Asimismo, en una cédula de 19 de octubre de 1573, que trata sobre las obras del monasterio de El Escorial, se dispone que a los aparejadores de carpintería y albañilería se les dispusiera de un permiso de diez días con percepción íntegra del salario disfrutado en nómina. Obvio es decir que las vacaciones pagadas aún tardarían cuatro siglos en llegar. En el caso de sufrir un accidente el obrero, se le debía abonar la mitad del jornal durante su recuperación.

Aún así, Felipe II no pudo evitar sufrir la que bien puede ser la primera huelga, o una de las primeras, de la Historia de España. Ocurrió en 1577 y su motivo fue la detención por el alcalde de El Escorial de unos canteros vizcaínos, a causa de alguna falta menor. La rabia del resto de los canteros, que entendían injusta la detención, se extendió a todos los obreros del monasterio, que dejaron de trabajar. La huelga terminó con eso que hoy se llama la cesión de la patronal. El rey, informado del acontecimiento, pasó palabra.
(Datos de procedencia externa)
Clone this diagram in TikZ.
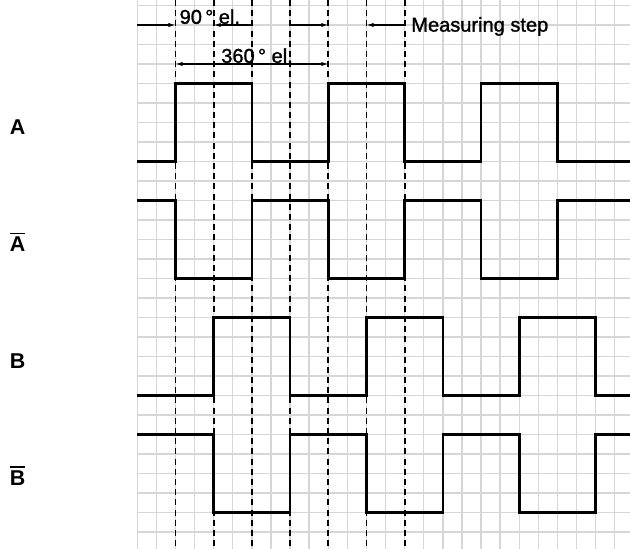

Otras cosas debidas a aquel reinado, cuando menos de forma embrionaria, son la inspección de enseñanza, creada por cédula de 15 de enero de 1573, que ordena a los justicias visitar periódicamente las escuelas, comprobando que los maestros realizan su labor, son aptos para ella, así como si se reza la doctrina cristiana. En algún sitio he leído que, incluso, el rey llegó a establecer beneficios para estudiantes pensionados en el extranjero, lo que podría ser tomado como un precedente del Erasmus.

El último apunte de este extraño olorcillo a modernidad que se aprecia en algunas legislaciones de rey tan envarado tiene que ver con eso que hoy llamamos ecologismo. Felipe II formó en Aranjuez, en 1555, el que algunos tienen por primer jardín botánico de Europa. Por lo demás, aquí copio el literal de una instrucción que en 1571 le envía a Diego de Covarrubias: «Una cosa deseo ver acabada de tratar, y es lo que toca a la conservación de los montes y aumento dellos; temo que los que vieneren después de nosotros y han de tener mucha queja de que se los dejamos consumidos, y plegue a Dios que no lo veamos en nuestros días». Si esto lo llega a decir el presunto jefe Seattle, con la frase se habrían decorado miles de habitaciones de colegio mayor.

Lo hermoso de las cosas es lo complicadas que son.